Pazar akşamı bir şey daha yaşandı.
O akşam,  ekranın sol tarafına “Son Dakika”, alt kısmına da “Güngören’de patlama, ölü ve yaralılar var” yazıp, yayın akışlarını uzunca bir süre bozmadan sürdüren birçok televizyon kanalı da sınıfta kaldı.
CNN Türk, olay yerinden canlı bağlantıya geçip Güngören’deki dehşeti gözler önüne serdiği dakikalarda bile bazı kanallarda hâlâ tam gaz eğlence vardı.
Üstelik bunların çoğu son dakika müdahalesinin en kolay yapılacağı canlı yayındaydı...
Ne zaman neyin olacağı belli olmayan, her an bir olayın patlak verdiği bir ülkede televizyon kanalları böylesi hazırlıksız olmamalı...
Hadi diyelim ki hafta sonu diye hazırlıksız yakalandınız.
Bari o zaman bari alttan ölü ve yaralı anonsu yapıp, üst tarafta “Vur patlasın, çal oynasın” türü programlar yayınlamayın...

Sinemada Real D devrimi
Merhum televizyoncu Cüneyt Şaşmaz’ın Fransa’da sinema eğitimi gören kızı Cem Şaşmaz, baba dostu Ömer Rıza Çam’ın film şirketi R Film’de çalışmaya başladı. Sinemada gelişen teknolojiyi yakından takip eden Şaşmaz’ın konuya dair anlattıkları bir hayli ilgimi çekti.
Eskiden sinemada gösterilen filmler bobinler halindeydi...
Teknoloji sayesinde film bobinleri artık tarihe karışıyor.
Çünkü 35 mm kopyaların yerini hard diskler alıyor.
Gelişen teknoloji sinema filmlerinin taşıyıcılarının boyutunu küçültüp, kopya maliyetini büyük ölçüde düşürürken görüntü kalitesini daha da artırıyor.
Hele hele Real D teknolojisi sayesinde izleyiciler, kendilerini filmin içinde gibi hissediyor.

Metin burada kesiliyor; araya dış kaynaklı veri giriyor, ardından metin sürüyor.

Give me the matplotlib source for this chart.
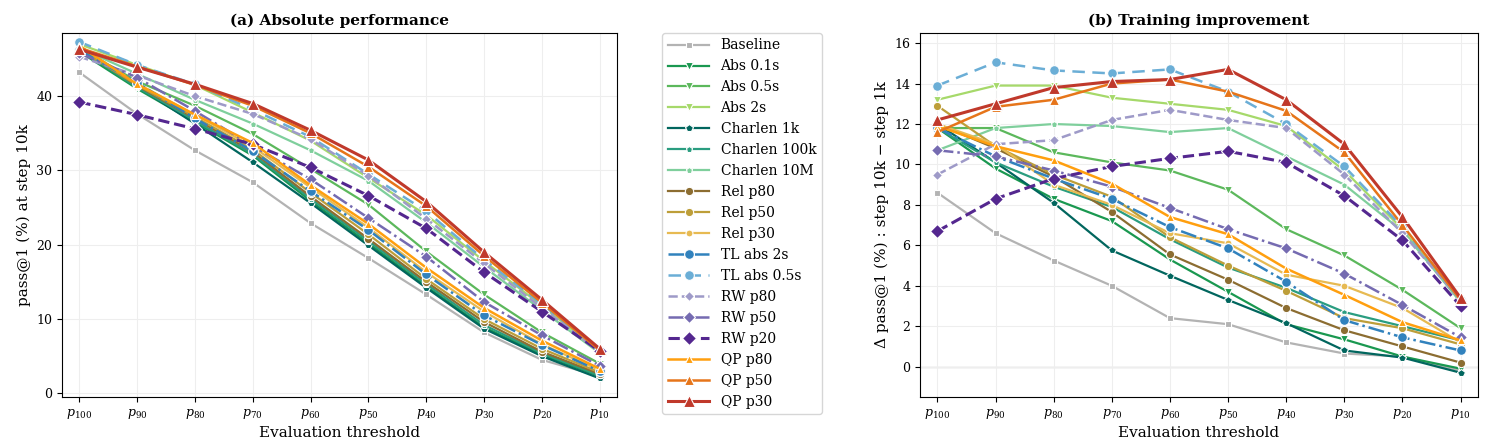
import matplotlib
matplotlib.use("Agg")
import matplotlib.pyplot as plt

plt.rcParams['font.family'] = ['DejaVu Serif']
plt.rcParams['mathtext.fontset'] = 'dejavuserif'

thresholds = [100, 90, 80, 70, 60, 50, 40, 30, 20, 10]
tick_labels = [f"$p_{{{t}}}$" for t in thresholds]

names = ["Baseline", "Abs 0.1s", "Abs 0.5s", "Abs 2s", "Charlen 1k", "Charlen 100k",
         "Charlen 10M", "Rel p80", "Rel p50", "Rel p30", "TL abs 2s", "TL abs 0.5s",
         "RW p80", "RW p50", "RW p20", "QP p80", "QP p50", "QP p30"]

abs_perf = {
    "Baseline":     [43.2, 37.6, 32.7, 28.4, 22.9, 18.2, 13.3, 8.2, 4.5, 2.3],
    "Abs 0.1s":     [46.0, 41.0, 36.5, 32.0, 25.9, 20.2, 14.4, 8.9, 5.2, 2.3],
    "Abs 0.5s":     [46.5, 42.0, 38.7, 34.9, 30.2, 25.4, 19.1, 13.3, 8.2, 4.0],
    "Abs 2s":       [47.0, 44.2, 41.5, 37.8, 34.0, 29.0, 24.0, 17.8, 11.8, 5.6],
    "Charlen 1k":   [46.4, 41.3, 36.3, 31.1, 25.6, 19.9, 14.2, 8.7, 5.0, 2.0],
    "Charlen 100k": [46.3, 41.2, 36.7, 32.2, 26.2, 20.5, 14.7, 9.2, 5.4, 2.4],
    "Charlen 10M":  [46.5, 43.0, 39.5, 36.3, 32.7, 28.6, 23.0, 17.0, 11.2, 5.4],
    "Rel p80":      [46.4, 41.4, 37.0, 32.5, 26.5, 20.8, 15.0, 9.6, 5.6, 2.6],
    "Rel p50":      [46.3, 41.5, 37.2, 32.8, 27.0, 21.4, 15.4, 10.0, 6.0, 2.8],
    "Rel p30":      [46.7, 41.7, 37.5, 33.2, 27.7, 22.3, 16.3, 11.0, 6.6, 3.1],
    "TL abs 2s":    [46.2, 41.8, 37.0, 32.6, 27.2, 22.0, 16.0, 10.5, 6.5, 3.0],
    "TL abs 0.5s":  [47.3, 44.2, 41.6, 38.2, 34.5, 29.5, 24.5, 18.0, 12.0, 5.8],
    "RW p80":       [45.3, 42.8, 40.0, 37.6, 34.2, 29.3, 23.5, 17.5, 11.5, 5.6],
    "RW p50":       [45.8, 42.5, 38.0, 33.3, 28.8, 23.6, 18.4, 12.3, 7.8, 3.7],
    "RW p20":       [39.2, 37.5, 35.6, 33.5, 30.4, 26.6, 22.2, 16.3, 11.0, 5.7],
    "QP p80":       [46.8, 41.6, 37.5, 33.7, 28.0, 22.8, 16.9, 11.5, 7.1, 3.3],
    "QP p50":       [46.5, 44.0, 41.5, 38.7, 35.0, 30.5, 25.2, 18.5, 12.2, 5.8],
    "QP p30":       [46.3, 43.9, 41.6, 39.0, 35.4, 31.4, 25.8, 19.0, 12.6, 6.0],
}

improvement = {
    "Baseline":     [8.6, 6.6, 5.25, 4.0, 2.4, 2.1, 1.2, 0.65, 0.5, -0.2],
    "Abs 0.1s":     [11.8, 9.8, 8.3, 7.2, 5.3, 3.7, 2.1, 1.35, 0.5, -0.1],
    "Abs 0.5s":     [11.8, 11.8, 10.6, 10.1, 9.7, 8.75, 6.8, 5.5, 3.8, 1.9],
    "Abs 2s":       [13.2, 13.9, 13.9, 13.3, 13.0, 12.7, 11.9, 9.7, 6.8, 3.2],
    "Charlen 1k":   [12.0, 10.1, 8.1, 5.75, 4.5, 3.3, 2.15, 0.8, 0.45, -0.3],
    "Charlen 100k": [11.8, 10.1, 8.9, 7.9, 6.3, 4.9, 3.9, 2.7, 2.0, 1.3],
    "Charlen 10M":  [10.7, 11.8, 12.0, 11.9, 11.6, 11.8, 10.4, 9.0, 6.7, 3.2],
    "Rel p80":      [12.0, 10.8, 9.4, 7.65, 5.55, 4.3, 2.9, 1.8, 1.0, 0.2],
    "Rel p50":      [12.9, 10.9, 9.5, 8.4, 6.4, 5.0, 3.75, 2.4, 1.9, 1.1],
    "Rel p30":      [12.0, 11.0, 9.0, 8.0, 6.6, 6.1, 4.55, 4.0, 2.9, 1.2],
    "TL abs 2s":    [11.8, 10.4, 9.3, 8.3, 6.9, 5.85, 4.2, 2.3, 1.45, 0.8],
    "TL abs 0.5s":  [13.9, 15.05, 14.65, 14.5, 14.7, 13.6, 12.0, 9.9, 6.9, 3.3],
    "RW p80":       [9.5, 11.0, 11.2, 12.2, 12.7, 12.2, 11.8, 9.5, 6.6, 3.3],
    "RW p50":       [10.7, 10.4, 9.7, 8.9, 7.85, 6.8, 5.85, 4.6, 3.05, 1.45],
    "RW p20":       [6.7, 8.3, 9.3, 9.9, 10.3, 10.65, 10.1, 8.45, 6.25, 3.0],
    "QP p80":       [11.9, 10.9, 10.2, 9.05, 7.4, 6.55, 4.85, 3.55, 2.2, 1.3],
    "QP p50":       [11.6, 12.85, 13.2, 14.0, 14.2, 13.6, 12.65, 10.6, 7.0, 3.3],
    "QP p30":       [12.2, 13.0, 13.8, 14.1, 14.2, 14.7, 13.2, 11.0, 7.4, 3.4],
}

styles = {
    "Baseline":     dict(color="#b3b3b3", marker="s", ls="-", ms=5, lw=1.6),
    "Abs 0.1s":     dict(color="#1a9850", marker="v", ls="-", ms=6, lw=1.6),
    "Abs 0.5s":     dict(color="#5cb85c", marker="v", ls="-", ms=6, lw=1.6),
    "Abs 2s":       dict(color="#a6d96a", marker="v", ls="-", ms=6, lw=1.6),
    "Charlen 1k":   dict(color="#01665e", marker="p", ls="-", ms=6, lw=1.6),
    "Charlen 100k": dict(color="#2a9d80", marker="p", ls="-", ms=5, lw=1.6),
    "Charlen 10M":  dict(color="#7fcf9c", marker="p", ls="-", ms=5, lw=1.6),
    "Rel p80":      dict(color="#8c6d31", marker="o", ls="-", ms=6, lw=1.6),
    "Rel p50":      dict(color="#bd9e39", marker="o", ls="-", ms=6, lw=1.6),
    "Rel p30":      dict(color="#e7ba52", marker="o", ls="-", ms=5, lw=1.6),
    "TL abs 2s":    dict(color="#3182bd", marker="o", ls="-.", ms=7, lw=1.8),
    "TL abs 0.5s":  dict(color="#6baed6", marker="o", ls=(0, (5, 3)), ms=7, lw=1.8),
    "RW p80":       dict(color="#9e9ac8", marker="D", ls="--", ms=5, lw=1.8),
    "RW p50":       dict(color="#756bb1", marker="D", ls="-.", ms=6, lw=1.8),
    "RW p20":       dict(color="#54278f", marker="D", ls="--", ms=7, lw=2.2),
    "QP p80":       dict(color="#ff9f0f", marker="^", ls="-", ms=6, lw=1.8),
    "QP p50":       dict(color="#e6751a", marker="^", ls="-", ms=7, lw=1.8),
    "QP p30":       dict(color="#c0392b", marker="^", ls="-", ms=8, lw=2.2),
}

fig = plt.figure(figsize=(14.86, 4.47), dpi=100)
ax1 = fig.add_axes([62/1486, 50/447, 555/1486, 364/447])
ax2 = fig.add_axes([920/1486, 50/447, 558/1486, 364/447])
x = list(range(len(thresholds)))

for ax, data in [(ax1, abs_perf), (ax2, improvement)]:
    for n in names:
        s = styles[n]
        ax.plot(x, data[n], color=s["color"], marker=s["marker"], linestyle=s["ls"],
                markersize=s["ms"], linewidth=s["lw"], markeredgecolor="white",
                markeredgewidth=0.8, label=n)
    ax.set_xticks(x)
    ax.set_xticklabels(tick_labels, fontsize=10)
    ax.grid(True, color="#eeeeee", linewidth=0.8)
    ax.set_axisbelow(True)
    ax.set_xlabel("Evaluation threshold", fontsize=11)
    ax.set_xlim(-0.3, 9.3)
    ax.tick_params(labelsize=9)

ax1.set_ylim(-0.5, 48.5)
ax1.set_yticks([0, 10, 20, 30, 40])
ax1.set_ylabel("pass@1 (%) at step 10k", fontsize=11)
ax1.set_title("(a) Absolute performance", fontsize=11, fontweight="bold")

ax2.set_ylim(-1.5, 16.5)
ax2.set_yticks(range(0, 17, 2))
ax2.axhline(0, color="#cccccc", linewidth=1, zorder=0)
ax2.set_ylabel("Δ pass@1 (%) : step 10k − step 1k", fontsize=11)
ax2.set_title("(b) Training improvement", fontsize=11, fontweight="bold")

h, l = ax1.get_legend_handles_labels()
fig.legend(h, l, loc="center", bbox_to_anchor=(742/1486, 0.5), fontsize=10,
           frameon=True, edgecolor="#cccccc", handlelength=3)

fig.savefig("out.png", dpi=100)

Hard disklerden Real D server’larına yüklenen filmler yine beyazperdede gösteriliyor ama görüntüyü bir başka boyuta taşıyor.
Bir ay öncesine kadar Türkiye’de seyircilerin gözlüklerini takıp Real D filmlerini izleyebilecekleri  salon sayısı sadece 2 iken, şimdi Real D server’ına sahip salon sayısı 10’a çıktı.
İstanbul’un yanı sıra Mersin, Antalya, Kayseri, Ankara ve İzmir’de de artık filmlerin üç boyutlu gözlüklerle izlenebildiği salonlar mevcut.
Bir filmi üç boyutlu olarak izlemek, iki boyutluya göre 2.5 YTL daha pahalı... O da gözlük farkı... Buna rağmen Real D’ye ilgi müthiş.
Örneğin “Dünyanın Merkezine Yolculuk” adlı film, aynı anda 10 salonda üç boyutlu olarak, 96 salonda da iki boyutlu olarak vizyona girdi.
Sayısı sadece 10 olan Real D salonlarının gişesi, 96 kopya ile vizyona giren filmin 2 boyutlu versiyonunu geride bıraktı.
“Dünyanın Merkezine Yolculuk” adlı filmi şimdiye kadar 168.412 kişi izledi. Filmi 10 salonda Real D olarak izleyenlerin sayısı 90.000’i bulurken, filmi 96 salonda normal haliyle izleyenlerin sayısı 78.412’de kaldı. Cem Şaşmaz, “Real D’ye Türkiye’de olan ilgi hepimize ceraset verdi. Eylül’de vizyona sokacağımız üç boyutlu animasyon filmi ‘Fly Me To The Moon’un da aynı ilgiyi göreceğini tahmin ediyoruz” dedi.